>> begin Supplied information
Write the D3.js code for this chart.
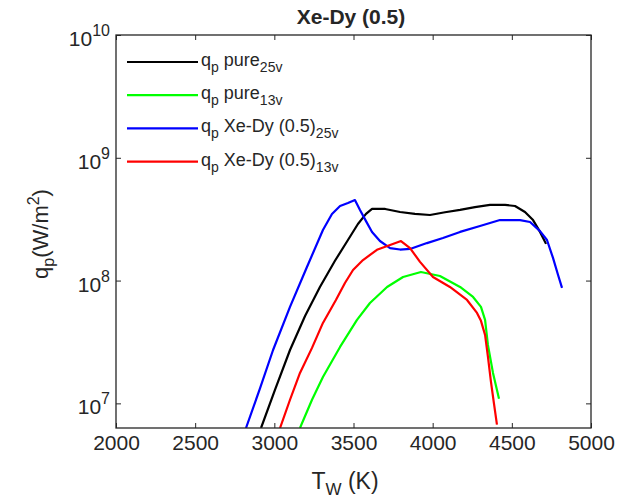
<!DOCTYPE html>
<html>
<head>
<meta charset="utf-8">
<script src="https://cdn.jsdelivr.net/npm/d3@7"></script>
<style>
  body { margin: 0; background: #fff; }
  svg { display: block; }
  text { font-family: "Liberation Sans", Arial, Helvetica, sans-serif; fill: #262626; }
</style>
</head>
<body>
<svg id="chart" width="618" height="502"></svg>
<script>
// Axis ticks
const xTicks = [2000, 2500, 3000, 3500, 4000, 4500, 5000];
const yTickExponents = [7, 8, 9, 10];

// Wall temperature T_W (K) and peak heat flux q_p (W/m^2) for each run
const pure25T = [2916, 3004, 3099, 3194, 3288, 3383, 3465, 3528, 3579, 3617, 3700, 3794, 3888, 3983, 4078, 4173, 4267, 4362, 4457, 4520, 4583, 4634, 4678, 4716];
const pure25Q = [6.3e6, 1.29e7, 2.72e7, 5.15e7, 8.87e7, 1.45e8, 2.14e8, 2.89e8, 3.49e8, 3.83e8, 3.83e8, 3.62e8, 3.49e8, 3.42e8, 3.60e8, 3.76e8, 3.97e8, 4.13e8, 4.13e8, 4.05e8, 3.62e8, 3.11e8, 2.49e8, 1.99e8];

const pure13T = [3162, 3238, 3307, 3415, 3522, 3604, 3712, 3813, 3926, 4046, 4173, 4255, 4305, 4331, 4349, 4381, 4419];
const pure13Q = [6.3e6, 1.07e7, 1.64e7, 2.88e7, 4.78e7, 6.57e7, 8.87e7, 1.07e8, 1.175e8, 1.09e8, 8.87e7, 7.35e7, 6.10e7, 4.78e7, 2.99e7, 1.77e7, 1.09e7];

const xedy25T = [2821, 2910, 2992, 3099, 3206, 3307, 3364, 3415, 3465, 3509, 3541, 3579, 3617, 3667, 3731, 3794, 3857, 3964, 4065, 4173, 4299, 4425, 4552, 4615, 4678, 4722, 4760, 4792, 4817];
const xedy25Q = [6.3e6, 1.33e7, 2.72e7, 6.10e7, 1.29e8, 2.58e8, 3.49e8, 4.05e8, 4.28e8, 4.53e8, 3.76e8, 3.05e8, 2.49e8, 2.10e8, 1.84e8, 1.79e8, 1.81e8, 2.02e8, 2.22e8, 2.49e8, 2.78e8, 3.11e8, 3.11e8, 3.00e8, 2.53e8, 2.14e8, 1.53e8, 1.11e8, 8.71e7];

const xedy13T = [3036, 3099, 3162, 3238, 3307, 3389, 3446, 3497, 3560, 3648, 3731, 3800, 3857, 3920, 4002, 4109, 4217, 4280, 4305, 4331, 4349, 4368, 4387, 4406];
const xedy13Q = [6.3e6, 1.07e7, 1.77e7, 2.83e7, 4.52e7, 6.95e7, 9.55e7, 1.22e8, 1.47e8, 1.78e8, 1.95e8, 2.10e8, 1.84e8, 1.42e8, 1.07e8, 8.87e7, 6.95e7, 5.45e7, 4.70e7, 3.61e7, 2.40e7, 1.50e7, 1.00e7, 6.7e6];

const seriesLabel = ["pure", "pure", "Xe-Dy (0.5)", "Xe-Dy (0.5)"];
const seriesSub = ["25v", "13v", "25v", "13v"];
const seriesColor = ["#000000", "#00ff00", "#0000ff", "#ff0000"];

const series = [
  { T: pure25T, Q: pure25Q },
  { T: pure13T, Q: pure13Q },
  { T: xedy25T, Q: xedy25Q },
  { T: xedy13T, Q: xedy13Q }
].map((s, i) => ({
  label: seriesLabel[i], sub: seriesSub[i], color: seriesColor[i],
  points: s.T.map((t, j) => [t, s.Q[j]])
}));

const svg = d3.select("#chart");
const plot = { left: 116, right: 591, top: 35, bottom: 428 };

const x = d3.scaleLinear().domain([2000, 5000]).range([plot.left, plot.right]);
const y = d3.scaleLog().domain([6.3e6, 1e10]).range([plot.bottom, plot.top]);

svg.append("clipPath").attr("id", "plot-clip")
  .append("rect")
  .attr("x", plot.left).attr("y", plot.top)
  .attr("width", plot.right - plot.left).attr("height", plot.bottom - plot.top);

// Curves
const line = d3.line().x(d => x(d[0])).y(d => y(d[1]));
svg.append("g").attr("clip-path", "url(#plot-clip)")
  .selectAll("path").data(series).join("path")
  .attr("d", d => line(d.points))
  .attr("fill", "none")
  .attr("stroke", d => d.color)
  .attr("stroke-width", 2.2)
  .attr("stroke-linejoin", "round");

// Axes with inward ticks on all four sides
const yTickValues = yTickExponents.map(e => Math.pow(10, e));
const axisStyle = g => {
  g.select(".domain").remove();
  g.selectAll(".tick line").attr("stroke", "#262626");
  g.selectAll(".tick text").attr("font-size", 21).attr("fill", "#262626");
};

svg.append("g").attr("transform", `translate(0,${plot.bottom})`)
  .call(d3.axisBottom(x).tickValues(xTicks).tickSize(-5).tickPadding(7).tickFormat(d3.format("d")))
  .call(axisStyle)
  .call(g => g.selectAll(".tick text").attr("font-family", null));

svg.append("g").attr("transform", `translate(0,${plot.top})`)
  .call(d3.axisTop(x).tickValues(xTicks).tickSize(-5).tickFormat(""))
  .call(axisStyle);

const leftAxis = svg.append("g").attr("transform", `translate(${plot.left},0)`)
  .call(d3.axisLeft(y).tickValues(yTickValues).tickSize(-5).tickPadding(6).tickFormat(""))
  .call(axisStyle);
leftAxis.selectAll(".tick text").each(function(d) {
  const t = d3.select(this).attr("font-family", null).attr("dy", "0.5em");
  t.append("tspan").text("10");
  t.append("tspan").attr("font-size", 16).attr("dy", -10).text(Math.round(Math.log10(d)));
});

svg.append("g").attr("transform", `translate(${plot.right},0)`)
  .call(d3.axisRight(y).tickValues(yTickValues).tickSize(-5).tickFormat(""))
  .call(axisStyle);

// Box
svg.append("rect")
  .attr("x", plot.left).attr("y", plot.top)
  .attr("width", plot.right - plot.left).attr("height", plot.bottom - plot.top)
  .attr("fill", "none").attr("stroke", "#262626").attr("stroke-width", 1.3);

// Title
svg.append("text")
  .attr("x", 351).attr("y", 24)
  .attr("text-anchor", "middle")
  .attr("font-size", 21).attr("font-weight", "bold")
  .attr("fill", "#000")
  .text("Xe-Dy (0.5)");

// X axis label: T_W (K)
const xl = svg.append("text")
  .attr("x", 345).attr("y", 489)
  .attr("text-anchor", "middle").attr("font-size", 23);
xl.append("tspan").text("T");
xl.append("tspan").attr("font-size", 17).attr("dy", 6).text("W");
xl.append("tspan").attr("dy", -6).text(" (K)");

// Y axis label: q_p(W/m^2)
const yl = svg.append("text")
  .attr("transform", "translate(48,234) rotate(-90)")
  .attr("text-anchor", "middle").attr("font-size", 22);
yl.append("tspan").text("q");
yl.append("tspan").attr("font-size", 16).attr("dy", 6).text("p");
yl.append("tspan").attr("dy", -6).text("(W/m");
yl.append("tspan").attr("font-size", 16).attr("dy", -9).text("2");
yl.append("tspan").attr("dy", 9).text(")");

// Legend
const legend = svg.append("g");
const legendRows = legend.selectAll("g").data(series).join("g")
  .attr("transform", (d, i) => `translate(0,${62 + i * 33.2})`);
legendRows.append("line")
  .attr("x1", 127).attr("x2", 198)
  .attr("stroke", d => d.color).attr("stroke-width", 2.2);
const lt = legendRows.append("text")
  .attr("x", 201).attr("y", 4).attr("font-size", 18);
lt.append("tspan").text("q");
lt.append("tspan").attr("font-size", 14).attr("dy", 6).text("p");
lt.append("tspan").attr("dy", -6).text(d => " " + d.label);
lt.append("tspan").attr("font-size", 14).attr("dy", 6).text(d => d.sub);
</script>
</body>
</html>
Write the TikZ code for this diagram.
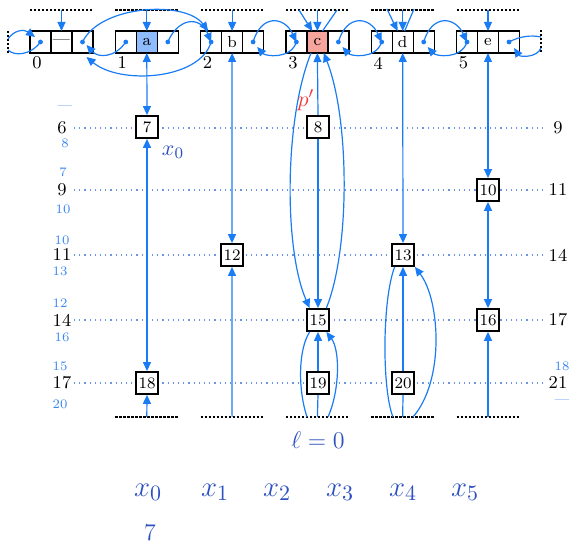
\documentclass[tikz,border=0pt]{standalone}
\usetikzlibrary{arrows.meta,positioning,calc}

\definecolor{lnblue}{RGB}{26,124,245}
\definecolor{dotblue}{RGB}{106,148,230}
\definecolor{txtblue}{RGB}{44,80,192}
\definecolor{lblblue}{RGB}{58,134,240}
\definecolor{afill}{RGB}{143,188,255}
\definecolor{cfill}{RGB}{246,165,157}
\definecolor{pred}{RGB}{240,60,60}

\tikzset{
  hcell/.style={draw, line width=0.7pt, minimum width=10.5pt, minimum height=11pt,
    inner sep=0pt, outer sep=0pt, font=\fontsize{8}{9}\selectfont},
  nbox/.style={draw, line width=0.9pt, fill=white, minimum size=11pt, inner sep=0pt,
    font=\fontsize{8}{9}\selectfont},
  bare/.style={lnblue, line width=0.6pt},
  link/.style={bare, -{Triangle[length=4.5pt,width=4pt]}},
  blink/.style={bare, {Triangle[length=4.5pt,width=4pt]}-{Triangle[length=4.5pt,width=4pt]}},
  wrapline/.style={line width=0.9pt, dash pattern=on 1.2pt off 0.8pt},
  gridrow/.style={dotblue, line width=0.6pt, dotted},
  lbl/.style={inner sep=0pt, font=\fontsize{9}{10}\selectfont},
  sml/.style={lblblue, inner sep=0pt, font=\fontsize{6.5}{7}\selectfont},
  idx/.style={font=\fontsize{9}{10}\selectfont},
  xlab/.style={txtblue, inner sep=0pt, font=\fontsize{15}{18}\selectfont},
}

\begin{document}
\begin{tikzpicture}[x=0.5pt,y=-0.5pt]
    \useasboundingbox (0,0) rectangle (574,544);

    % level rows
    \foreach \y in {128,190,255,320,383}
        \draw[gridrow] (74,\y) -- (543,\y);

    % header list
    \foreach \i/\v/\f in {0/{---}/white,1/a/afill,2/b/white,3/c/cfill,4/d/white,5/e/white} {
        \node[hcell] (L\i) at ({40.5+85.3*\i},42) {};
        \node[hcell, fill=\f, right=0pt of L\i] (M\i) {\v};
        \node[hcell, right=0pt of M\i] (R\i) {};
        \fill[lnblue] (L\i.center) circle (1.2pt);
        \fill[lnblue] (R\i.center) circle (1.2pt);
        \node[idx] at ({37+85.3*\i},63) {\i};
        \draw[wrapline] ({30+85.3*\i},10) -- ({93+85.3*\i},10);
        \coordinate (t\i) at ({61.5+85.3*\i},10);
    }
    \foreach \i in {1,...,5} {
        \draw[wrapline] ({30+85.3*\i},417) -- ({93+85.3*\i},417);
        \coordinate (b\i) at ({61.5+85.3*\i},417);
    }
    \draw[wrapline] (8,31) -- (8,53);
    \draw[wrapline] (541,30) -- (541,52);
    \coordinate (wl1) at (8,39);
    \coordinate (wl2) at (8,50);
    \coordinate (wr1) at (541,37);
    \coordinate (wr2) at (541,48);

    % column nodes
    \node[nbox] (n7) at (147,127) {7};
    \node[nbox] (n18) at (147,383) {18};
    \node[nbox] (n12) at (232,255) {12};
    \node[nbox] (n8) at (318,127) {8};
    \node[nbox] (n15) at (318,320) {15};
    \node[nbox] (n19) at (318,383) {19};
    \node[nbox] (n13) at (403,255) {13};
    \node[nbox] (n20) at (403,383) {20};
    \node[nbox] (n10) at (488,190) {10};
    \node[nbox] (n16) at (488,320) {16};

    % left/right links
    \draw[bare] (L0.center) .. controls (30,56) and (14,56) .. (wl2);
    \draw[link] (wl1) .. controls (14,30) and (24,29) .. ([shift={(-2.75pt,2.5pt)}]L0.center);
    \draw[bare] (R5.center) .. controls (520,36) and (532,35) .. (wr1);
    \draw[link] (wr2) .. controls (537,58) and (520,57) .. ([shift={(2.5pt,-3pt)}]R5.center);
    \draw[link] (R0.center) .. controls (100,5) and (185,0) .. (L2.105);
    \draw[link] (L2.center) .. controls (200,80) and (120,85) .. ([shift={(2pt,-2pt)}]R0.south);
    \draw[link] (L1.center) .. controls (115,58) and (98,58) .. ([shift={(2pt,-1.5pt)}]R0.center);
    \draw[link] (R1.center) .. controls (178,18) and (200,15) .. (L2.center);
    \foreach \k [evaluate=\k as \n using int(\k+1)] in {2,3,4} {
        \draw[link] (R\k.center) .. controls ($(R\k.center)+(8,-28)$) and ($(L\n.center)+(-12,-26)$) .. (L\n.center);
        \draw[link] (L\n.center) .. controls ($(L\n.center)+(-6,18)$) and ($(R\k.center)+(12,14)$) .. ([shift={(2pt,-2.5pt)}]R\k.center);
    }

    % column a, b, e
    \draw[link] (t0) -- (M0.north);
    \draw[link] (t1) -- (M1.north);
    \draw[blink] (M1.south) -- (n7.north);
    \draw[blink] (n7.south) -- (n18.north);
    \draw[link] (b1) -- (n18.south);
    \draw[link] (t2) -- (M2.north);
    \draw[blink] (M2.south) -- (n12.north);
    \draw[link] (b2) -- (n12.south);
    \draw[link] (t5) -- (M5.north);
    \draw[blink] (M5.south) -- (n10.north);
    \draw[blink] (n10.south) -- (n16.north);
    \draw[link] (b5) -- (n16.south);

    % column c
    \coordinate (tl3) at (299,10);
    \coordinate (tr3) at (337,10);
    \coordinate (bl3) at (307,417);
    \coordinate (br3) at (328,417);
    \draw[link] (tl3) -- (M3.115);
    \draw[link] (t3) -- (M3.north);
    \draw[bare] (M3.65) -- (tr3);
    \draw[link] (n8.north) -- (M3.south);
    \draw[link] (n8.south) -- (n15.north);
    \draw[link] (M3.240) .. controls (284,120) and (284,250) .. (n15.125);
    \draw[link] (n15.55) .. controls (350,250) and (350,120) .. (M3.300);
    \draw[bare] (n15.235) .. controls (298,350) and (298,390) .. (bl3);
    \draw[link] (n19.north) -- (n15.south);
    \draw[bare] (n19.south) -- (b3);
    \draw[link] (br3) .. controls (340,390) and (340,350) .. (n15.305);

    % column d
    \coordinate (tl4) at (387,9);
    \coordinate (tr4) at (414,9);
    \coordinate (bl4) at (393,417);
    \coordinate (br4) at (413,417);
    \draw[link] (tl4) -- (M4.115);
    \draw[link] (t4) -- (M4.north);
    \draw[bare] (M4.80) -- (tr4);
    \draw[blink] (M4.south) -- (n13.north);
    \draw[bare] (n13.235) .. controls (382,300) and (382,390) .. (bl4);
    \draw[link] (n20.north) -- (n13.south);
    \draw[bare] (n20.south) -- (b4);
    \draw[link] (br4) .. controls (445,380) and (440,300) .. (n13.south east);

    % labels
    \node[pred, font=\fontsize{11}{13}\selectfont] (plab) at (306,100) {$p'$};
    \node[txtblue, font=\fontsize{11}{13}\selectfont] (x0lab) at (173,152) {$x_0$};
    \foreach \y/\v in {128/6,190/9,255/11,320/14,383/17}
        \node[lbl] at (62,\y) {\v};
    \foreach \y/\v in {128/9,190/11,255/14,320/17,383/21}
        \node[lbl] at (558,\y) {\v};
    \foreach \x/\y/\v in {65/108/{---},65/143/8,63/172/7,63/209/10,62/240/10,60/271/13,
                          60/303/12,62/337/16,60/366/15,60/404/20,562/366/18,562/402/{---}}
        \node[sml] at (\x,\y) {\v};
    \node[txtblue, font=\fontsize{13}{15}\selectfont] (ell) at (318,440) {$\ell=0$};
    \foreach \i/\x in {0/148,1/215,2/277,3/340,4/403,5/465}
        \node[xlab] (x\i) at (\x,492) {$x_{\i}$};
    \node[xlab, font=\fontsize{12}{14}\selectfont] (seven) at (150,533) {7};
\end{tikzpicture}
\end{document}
>> end Supplied information
■ Instructions to follow
Extract lines where the string "this" occurs.

■ Exercise result
Write the D3.js code for this chart.
  const t = d3.select(this).attr("font-family", null).attr("dy", "0.5em");
Write the TikZ code for this diagram.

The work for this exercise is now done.